2) When you write “WE” I have no problem as long as everyone are aware of it including people like you and Aris and other “error statistical philosophy”-statisticians. Fine with me, because compared to how statistical significance testing is practised out there in the social sciences you have a much more ambitious “program” and tougher demands on “severity” etc. But, nota bene, that is not what the other “WE” in the social sciensces do. Not yet at least …
3) I DO think Deirdre and Stephen (not to talk of the dozen of earlier critics) have a couple of really good points, but I also think (like e.g. Thomas Mayer) that they overreach [and too often write in a style – “rhetorical”? – I don’t particularly appreciate in an academic context (blogposts, goes without saying, are something completely different … )]. My own position is leaning more to the less exciting but “sober” view of Olle Häggström (whom I cite in the article). It’s a qustion of balance, but I think we still see too much of one-eyed focus on traditional simple-minded significance testing in social sciences.

• Lars: you haven’t even computed the p-value correctly, if I’m understanding you. If the null is 100 and the observed value being used is 75, the numerator would be 75 – 100 (observed – expected), S o the p-value is over .5.
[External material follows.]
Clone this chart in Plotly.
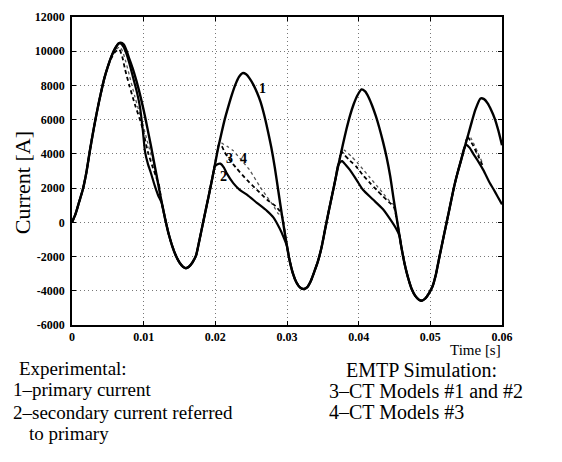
import plotly.graph_objects as go

# ---- Curve 1: primary current ----
t_primary = [0, 0.0005, 0.001, 0.0015, 0.002, 0.0025, 0.003, 0.0035, 0.004, 0.0045, 0.005, 0.0055,
             0.006, 0.0065, 0.0068, 0.0072, 0.0076, 0.008, 0.0085, 0.009, 0.0095, 0.01, 0.0105,
             0.011, 0.0115, 0.012, 0.0125, 0.013, 0.0135, 0.014, 0.0145, 0.015, 0.0155, 0.0159,
             0.0163, 0.0168, 0.0173, 0.0178, 0.0183, 0.0188, 0.0193, 0.0198, 0.0203, 0.0208,
             0.0213, 0.0218, 0.0223, 0.0228, 0.0233, 0.0238, 0.0243, 0.0248, 0.0253, 0.0258,
             0.0263, 0.0268, 0.0273, 0.0278, 0.0283, 0.0288, 0.0293, 0.0298, 0.0303, 0.0308,
             0.0313, 0.0318, 0.0323, 0.0328, 0.0333, 0.0338, 0.0343, 0.0348, 0.0353, 0.0358,
             0.0363, 0.0368, 0.0373, 0.0378, 0.0383, 0.0388, 0.0393, 0.0398, 0.0404, 0.0409,
             0.0414, 0.0419, 0.0424, 0.0429, 0.0434, 0.0439, 0.0444, 0.0449, 0.0454, 0.0459,
             0.0464, 0.0469, 0.0474, 0.0479, 0.0484, 0.0488, 0.0493, 0.0498, 0.0503, 0.0508,
             0.0513, 0.0518, 0.0523, 0.0528, 0.0533, 0.0538, 0.0543, 0.0548, 0.0553, 0.0558,
             0.0563, 0.057, 0.0575, 0.058, 0.0585, 0.059, 0.0595, 0.06]
i_primary = [0, 500, 1200, 1900, 2900, 4200, 5400, 6500, 7500, 8400, 9100, 9700,
             10150, 10450, 10500, 10400, 10050, 9550, 8950, 8250, 7450, 6550, 5550,
             4500, 3400, 2300, 1200, 200, -700, -1400, -1950, -2350, -2600, -2680,
             -2600, -2350, -1950, -1000, 0, 1000, 2000, 3050, 4150, 5100,
             6000, 6750, 7450, 8050, 8500, 8720, 8650, 8400, 8050, 7600,
             7050, 6300, 5400, 4400, 3200, 1800, 400, -900, -2100, -2950,
             -3500, -3800, -3900, -3800, -3450, -2900, -2300, -1500, -450, 600,
             1600, 2600, 3600, 4550, 5450, 6250, 6900, 7400, 7770, 7650,
             7300, 6800, 6200, 5500, 4700, 3800, 2700, 1300, 0, -1300,
             -2400, -3250, -3900, -4300, -4520, -4580, -4450, -4150, -3750, -3000,
             -1950, -950, 50, 1050, 2050, 2900, 3650, 4400, 5150, 5900,
             6600, 7240, 7200, 6950, 6550, 6050, 5350, 4500]

# ---- Curve 2: secondary current referred to primary (where it leaves curve 1) ----
sec_seg_t = [
    [0.0068, 0.0072, 0.0076, 0.008, 0.0085, 0.009, 0.0095, 0.0099, 0.0102, 0.0106, 0.011, 0.0115, 0.012, 0.0125],
    [0.0199, 0.0203, 0.0207, 0.0212, 0.0216, 0.0225, 0.0234, 0.0244, 0.0258, 0.0272, 0.0281, 0.029, 0.0295, 0.03],
    [0.0371, 0.03745, 0.0377, 0.0382, 0.0388, 0.0397, 0.0406, 0.042, 0.0434, 0.0446, 0.0452, 0.0457],
    [0.0547, 0.055, 0.0555, 0.056, 0.0567, 0.0574, 0.0583, 0.0588, 0.0594, 0.06],
]
sec_seg_i = [
    [10450, 10250, 9850, 9300, 8500, 7700, 6700, 5300, 4100, 3400, 2900, 2200, 1600, 1150],
    [3250, 3400, 3430, 3200, 2860, 2290, 1900, 1620, 1140, 670, 290, -380, -850, -1400],
    [3300, 3530, 3580, 3350, 3050, 2480, 1900, 1330, 760, 50, -350, -800],
    [4300, 4530, 4350, 4000, 3550, 3050, 2300, 1950, 1500, 1050],
]

# ---- Curve 3: EMTP, CT models #1 and #2 (dashed) ----
m12_seg_t = [
    [0.0055, 0.006, 0.0066, 0.007, 0.0074, 0.008, 0.0088, 0.0097, 0.0106, 0.0112, 0.0117, 0.0121],
    [0.0202, 0.0205, 0.0209, 0.0213, 0.022, 0.023, 0.0244, 0.0258, 0.0272, 0.0284, 0.029],
    [0.0373, 0.0376, 0.038, 0.0388, 0.0397, 0.0406, 0.0416, 0.0425, 0.0434, 0.0442, 0.0449],
    [0.0548, 0.0552, 0.0556, 0.056, 0.0567, 0.0574],
]
m12_seg_i = [
    [9600, 9950, 10100, 9700, 8950, 8000, 6860, 5710, 4100, 3300, 2700, 2250],
    [4000, 4560, 4450, 4100, 3650, 3140, 2480, 1900, 1330, 950, 650],
    [3600, 4150, 3950, 3600, 3240, 2750, 2290, 1900, 1520, 1200, 900],
    [4400, 5000, 4750, 4470, 3850, 3240],
]

# ---- Curve 4: EMTP, CT model #3 (dotted) ----
m3_seg_t = [
    [0.006, 0.0067, 0.0071, 0.0075, 0.008, 0.0088, 0.0097, 0.0106, 0.0112, 0.0118],
    [0.0203, 0.0206, 0.0212, 0.0218, 0.0225, 0.0236, 0.0248, 0.0262, 0.0272, 0.0282, 0.0288],
    [0.0374, 0.0377, 0.0382, 0.039, 0.0398, 0.0406, 0.0415, 0.0425, 0.0435, 0.0443, 0.0449],
    [0.0549, 0.0553, 0.0557, 0.056, 0.0566, 0.0573],
]
m3_seg_i = [
    [10050, 10250, 9950, 9400, 8600, 7300, 6000, 4600, 3700, 2800],
    [4150, 4700, 4550, 4400, 4190, 3650, 3050, 2100, 1500, 900, 500],
    [3800, 4300, 4150, 3850, 3500, 3100, 2650, 2150, 1650, 1250, 1000],
    [4550, 5100, 4900, 4650, 4100, 3450],
]

x_ticks = [0, 0.01, 0.02, 0.03, 0.04, 0.05, 0.06]
x_tick_text = ["0", "0.01", "0.02", "0.03", "0.04", "0.05", "0.06"]
y_ticks = [-6000, -4000, -2000, 0, 2000, 4000, 6000, 8000, 10000, 12000]
y_tick_text = ["-6000", "-4000", "-2000", "0", "2000", "4000", "6000", "8000", "10000", "12000"]


def splice(seg_t, seg_i, stop_at_last=False):
    """Curve = primary where it overlaps, and the read segments where it departs."""
    ts, vs = [], []
    prev_end = -1.0
    for st, si in zip(seg_t, seg_i):
        for t, v in zip(t_primary, i_primary):
            if prev_end < t < st[0]:
                ts.append(t)
                vs.append(v)
        ts += st
        vs += si
        prev_end = st[-1]
    if not stop_at_last:
        for t, v in zip(t_primary, i_primary):
            if t > prev_end:
                ts.append(t)
                vs.append(v)
    return ts, vs


t2, i2 = splice(sec_seg_t, sec_seg_i)
t3, i3 = splice(m12_seg_t, m12_seg_i, stop_at_last=True)
t4, i4 = splice(m3_seg_t, m3_seg_i, stop_at_last=True)

SERIF = "Liberation Serif, Times New Roman, serif"

fig = go.Figure()
fig.add_trace(go.Scatter(x=t4, y=i4, mode="lines", line=dict(color="#555", width=1.3, dash="dot",
                                                            shape="spline", smoothing=0.6)))
fig.add_trace(go.Scatter(x=t3, y=i3, mode="lines", line=dict(color="black", width=1.8, dash="4px,3px",
                                                            shape="spline", smoothing=0.6)))
fig.add_trace(go.Scatter(x=t2, y=i2, mode="lines", line=dict(color="black", width=2.2,
                                                            shape="spline", smoothing=0.6)))
fig.add_trace(go.Scatter(x=t_primary, y=i_primary, mode="lines", line=dict(color="black", width=2.4,
                                                                          shape="spline", smoothing=0.6)))

# curve number labels
for txt, x, y in [("1", 0.0266, 7810), ("3", 0.0220, 3710), ("4", 0.0239, 3710), ("2", 0.0212, 2700)]:
    fig.add_annotation(x=x, y=y, text=f"<b>{txt}</b>", showarrow=False,
                       font=dict(family=SERIF, size=14, color="black"))


def paper_x(px):
    return (px - 72) / 430


def paper_y(py):
    return (325 - py) / 315


texts = [
    ("Time [s]", 449, 351, 15),
    ("Experimental:", 18, 369, 19),
    ("1–primary current", 12, 391, 19),
    ("2–secondary current referred", 12, 414, 19),
    ("to primary", 28, 436, 19),
    ("EMTP Simulation:", 345, 371, 20),
    ("3–CT Models #1 and #2", 328, 392, 20),
    ("4–CT Models #3", 328, 414, 20),
]
for txt, px, py, fs in texts:
    fig.add_annotation(xref="paper", yref="paper", x=paper_x(px), y=paper_y(py), text=txt,
                       showarrow=False, xanchor="left", yanchor="middle", borderpad=0,
                       font=dict(family=SERIF, size=fs, color="black"))

fig.add_annotation(xref="paper", yref="paper", x=paper_x(22), y=paper_y(180), text="Current [A]",
                   showarrow=False, textangle=-90, xanchor="center", yanchor="middle",
                   font=dict(family=SERIF, size=22, color="black"))

axis_common = dict(showgrid=True, gridcolor="#777", griddash="1px,3px", gridwidth=1,
                   zeroline=False, showline=True, linecolor="black", linewidth=1.6,
                   mirror="allticks", ticks="inside", ticklen=4, tickcolor="black",
                   tickfont=dict(family=SERIF, size=12, color="black"))

fig.update_xaxes(range=[0, 0.06], tickvals=x_ticks,
                 ticktext=[f"<b>{s}</b>" for s in x_tick_text], ticklabelstandoff=0, **axis_common)
fig.update_yaxes(range=[-6000, 12000], tickvals=y_ticks,
                 ticktext=[f"<b>{s}</b>" for s in y_tick_text], ticklabelstandoff=3, **axis_common)

fig.update_layout(width=562, height=462, showlegend=False,
                  margin=dict(l=72, r=60, t=10, b=137),
                  paper_bgcolor="white", plot_bgcolor="white")

fig.write_html("out.html")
• Deborah, I don’t follow you, to be honest. Since I did flag that normality conditions are assumed to apply, the one-tailed p-values of (100-75)/20 and (75-100)/20 are the same, and equal to 0.10565.

• No, if this is a one tailed test looking for positive discrepancies from mu = 100, then the p-value is .89.

• Corresponding to the observed value of the test statistic, the p-value is the LOWEST level of significance at which the null hypothesis can be rejected.
So, please Deborah, what’s the problem?

2. Lars; you write that “the test has shown that it is likely – the odds are 0.89/0.11 or 8-to-1 – that the hypothesis is false”. Writing about the odds of a hypothesis being false is explicitly a Bayesian concept, and you haven’t given a prior… so something is not right here. (I appreciate that it may just be a semantic slip.)

If you want to (loosely) connect p-values to quantities that appear in Bayesian measures of support for the null hypothesis, check out J Berger and T Sellke 1987, or G Casella and R Berger 1987. There are also other Bayesian interpretations of p-values, but they have little to do with measuring support for the null.

Finally, I think you may be overstating the reliance on assumptions here. Independence of observations is important – this is typically guaranteed by the study design. And the test is just comparing means in two populations, so “linearity” is trivially true. In fact, provided we allow for non-constant variance (i.e. the unequal-variance t-test) and have a moderate sample size then standard analyses are very robust. Normal sampling distributions are really not required; the Central Limit Theorem is what really does the work.